If you're passing an integer through argv, why wouldn't you use atoi? All you have to do is validate your parameters to verify you actually did pass enough arguments in.
The atoi function takes in a const char* argument and returns an int, which sounds exactly like what you're looking for.
#include <stdio.h>
#include <stdlib.h>
#include <string.h>
int main(int argc, char *argv[])
{
    if (argc > 1) {
        for (int i = 1; i < argc; ++i) {
            printf("Digit: %d\n", atoi(argv[i]));
        }
    }
    return EXIT_SUCCESS;
}
Input:
./a.out 1 a 4 hello 72
Output:
Digit: 1
Digit: 0
Digit: 4
Digit: 0
Digit: 72
Update: Upon further research, strtol is the function you need. atoi does no error checking, and the C standard says nothing regarding what happens when atoi returns an error, so the function isn't considered safe, so while I initially thought the function was returning zero, it was actually returning an error. 
If you have access to strtonum, that function is very reliable from  what I've seen.
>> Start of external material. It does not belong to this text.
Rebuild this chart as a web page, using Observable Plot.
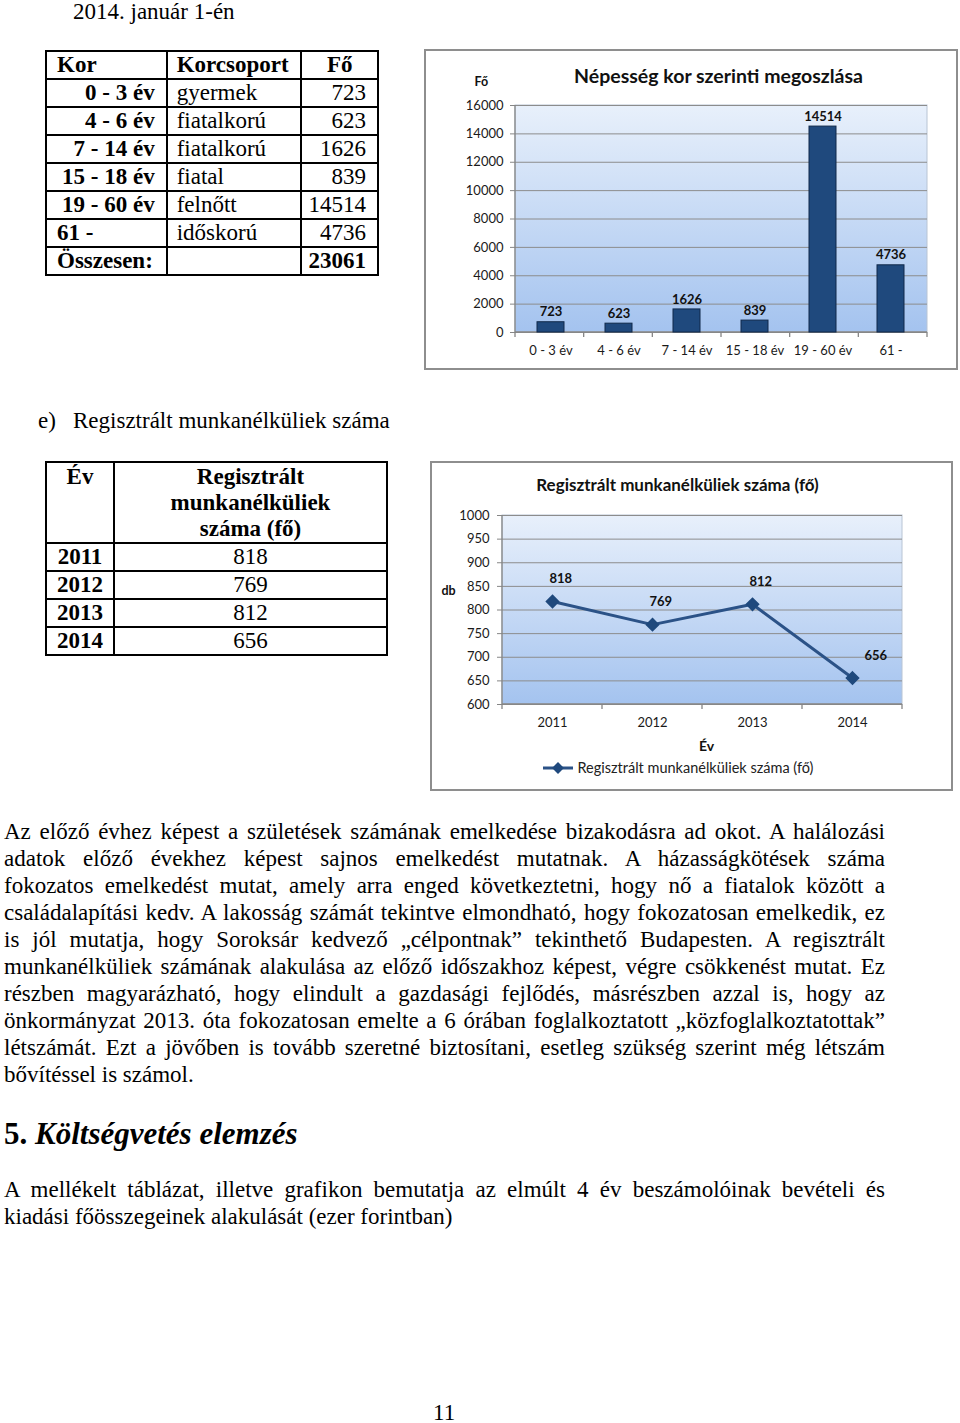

I don't have access to it myself, since it seems to only be available on FreeBSD.
If you don't have access to that though, strtol is the way to go. It takes a const char* as input, so it does accept the right input for what you're looking for, as well as an end pointer and a base, and in addition it legitimately returns 0 on both successes and failure. It's at least going to be safer than using atoi.